You Must Serve Trump

Of all the conservatives who opposed Donald Trump during his campaign for the presidency, his most vehement opponents were the men and women who had served in past Republican administrations, and particularly in the departments of state and of defense. One hundred and twenty-two Republican foreign policy hands signed a letter denouncing Trump as a menace to American values and world peace.

.. George W. Bush’s C.I.A. director, Michael Hayden, suggested that Trump was a useful idiot for Russian interests. Both neoconservatives and realists — Robert Kagan and Paul Wolfowitz, Brent Scowcroft and Richard Armitage — indicated that they would vote for Hillary Clinton.

.. If they fear how Trump might govern, can they in good conscience work for him?

The answer, for now, is that they can and should — and indeed, precisely because they fear how Trump might govern, there is a moral responsibility to serve.

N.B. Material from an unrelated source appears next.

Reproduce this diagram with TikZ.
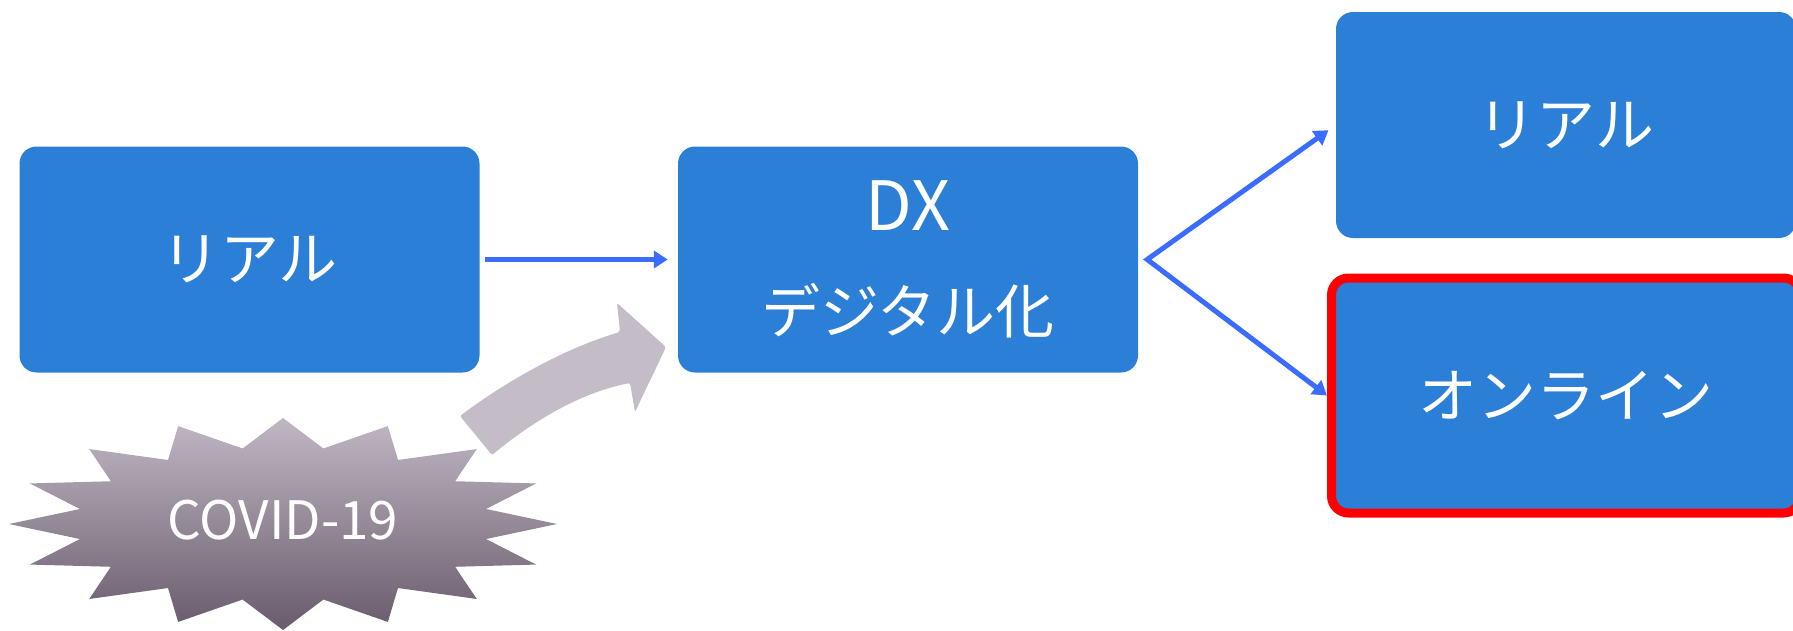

.. For the next four years, the most important check on what we’ve seen of Trump’s worst impulses — his hair-trigger temper, his rampant insecurity, his personal cruelty — won’t come from Congress or the courts or the opposition party. It will come from the people charged with executing the basic responsibilities of government within his administration.

.. So to the extent that Trump’s approach to governance threatens world peace, that threat can be mitigated by appointees with experience and knowledge, and magnified if their posts are filled by hacks and sycophants instead.

.. But here the Republican Senate has a crucially important role to play. Trump cannot appoint cabinet officials without the approval of many senators who opposed or doubted him throughout the campaign — from Mike Lee and Jeff Flake to John McCain and Lindsey Graham.

.. If a Trump presidency lurches into naked authoritarianism — abusing executive authority in unprecedented ways, issuing immoral or illegal orders to the military — then there will be an obligation not to serve, but to resign.

And the gray area between these two obligations will create a lot of territory in which Trump appointees could succumb to moral corruption, justifying their toleration for enormities on the grounds that “the greater good requires me to stay.”